(DATA BLOCK):
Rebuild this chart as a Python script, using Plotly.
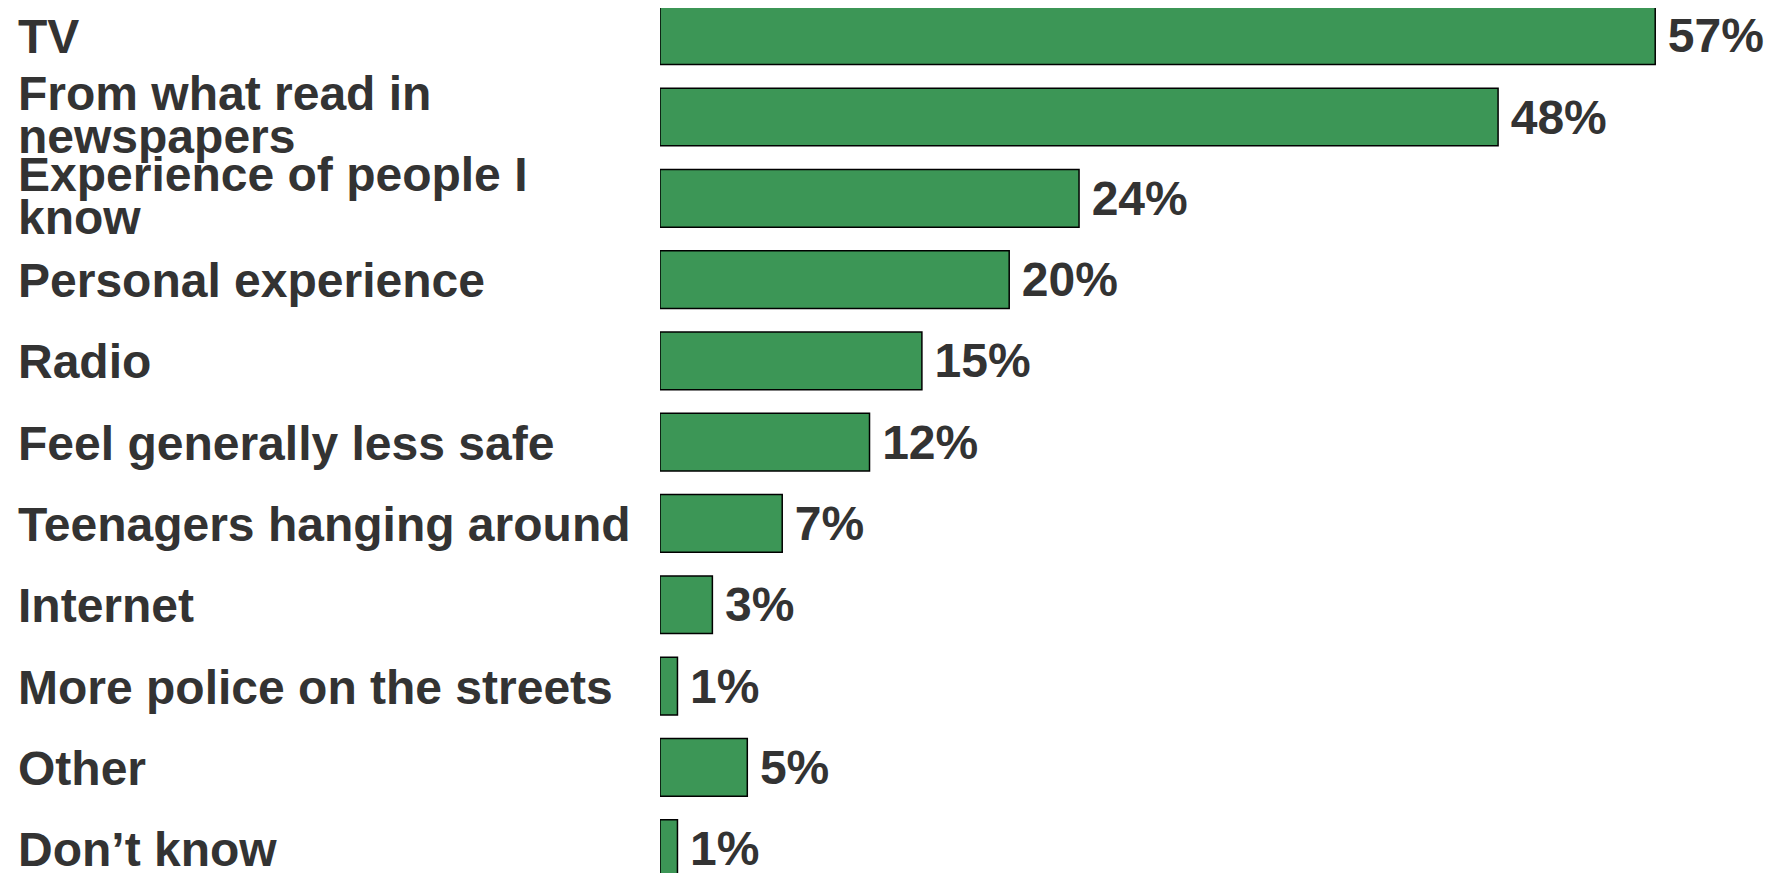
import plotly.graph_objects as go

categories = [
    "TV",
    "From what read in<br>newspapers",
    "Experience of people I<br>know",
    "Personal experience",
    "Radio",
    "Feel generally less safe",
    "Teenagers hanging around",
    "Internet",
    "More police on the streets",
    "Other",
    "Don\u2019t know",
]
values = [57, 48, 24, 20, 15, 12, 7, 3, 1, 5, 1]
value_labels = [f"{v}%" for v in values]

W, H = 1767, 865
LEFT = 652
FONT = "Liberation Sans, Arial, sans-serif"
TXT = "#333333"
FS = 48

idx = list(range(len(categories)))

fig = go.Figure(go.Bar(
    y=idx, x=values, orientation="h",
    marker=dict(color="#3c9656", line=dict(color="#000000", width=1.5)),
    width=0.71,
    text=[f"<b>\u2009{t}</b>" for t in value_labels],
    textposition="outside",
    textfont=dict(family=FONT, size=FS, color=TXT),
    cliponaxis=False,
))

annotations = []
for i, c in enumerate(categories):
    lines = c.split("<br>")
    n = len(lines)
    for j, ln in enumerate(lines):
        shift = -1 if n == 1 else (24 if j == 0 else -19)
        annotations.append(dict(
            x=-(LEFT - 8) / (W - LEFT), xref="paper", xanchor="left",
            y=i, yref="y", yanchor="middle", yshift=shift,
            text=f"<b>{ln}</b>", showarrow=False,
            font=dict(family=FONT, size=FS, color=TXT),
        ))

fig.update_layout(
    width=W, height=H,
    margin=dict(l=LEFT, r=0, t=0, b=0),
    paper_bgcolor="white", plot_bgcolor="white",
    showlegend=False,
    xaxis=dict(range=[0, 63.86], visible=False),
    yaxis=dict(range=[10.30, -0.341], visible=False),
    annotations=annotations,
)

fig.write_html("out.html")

(WHAT YOU NEED TO DO): Omit pictures; set down the rest of the material word for word.

(TASK RESULT):
Rebuild this chart as a Python script, using Plotly.
import plotly.graph_objects as go

categories = [
    "TV",
    "From what read in<br>newspapers",
    "Experience of people I<br>know",
    "Personal experience",
    "Radio",
    "Feel generally less safe",
    "Teenagers hanging around",
    "Internet",
    "More police on the streets",
    "Other",
    "Don\u2019t know",
]
values = [57, 48, 24, 20, 15, 12, 7, 3, 1, 5, 1]
value_labels = [f"{v}%" for v in values]

W, H = 1767, 865
LEFT = 652
FONT = "Liberation Sans, Arial, sans-serif"
TXT = "#333333"
FS = 48

idx = list(range(len(categories)))

fig = go.Figure(go.Bar(
    y=idx, x=values, orientation="h",
    marker=dict(color="#3c9656", line=dict(color="#000000", width=1.5)),
    width=0.71,
    text=[f"<b>\u2009{t}</b>" for t in value_labels],
    textposition="outside",
    textfont=dict(family=FONT, size=FS, color=TXT),
    cliponaxis=False,
))

annotations = []
for i, c in enumerate(categories):
    lines = c.split("<br>")
    n = len(lines)
    for j, ln in enumerate(lines):
        shift = -1 if n == 1 else (24 if j == 0 else -19)
        annotations.append(dict(
            x=-(LEFT - 8) / (W - LEFT), xref="paper", xanchor="left",
            y=i, yref="y", yanchor="middle", yshift=shift,
            text=f"<b>{ln}</b>", showarrow=False,
            font=dict(family=FONT, size=FS, color=TXT),
        ))

fig.update_layout(
    width=W, height=H,
    margin=dict(l=LEFT, r=0, t=0, b=0),
    paper_bgcolor="white", plot_bgcolor="white",
    showlegend=False,
    xaxis=dict(range=[0, 63.86], visible=False),
    yaxis=dict(range=[10.30, -0.341], visible=False),
    annotations=annotations,
)

fig.write_html("out.html")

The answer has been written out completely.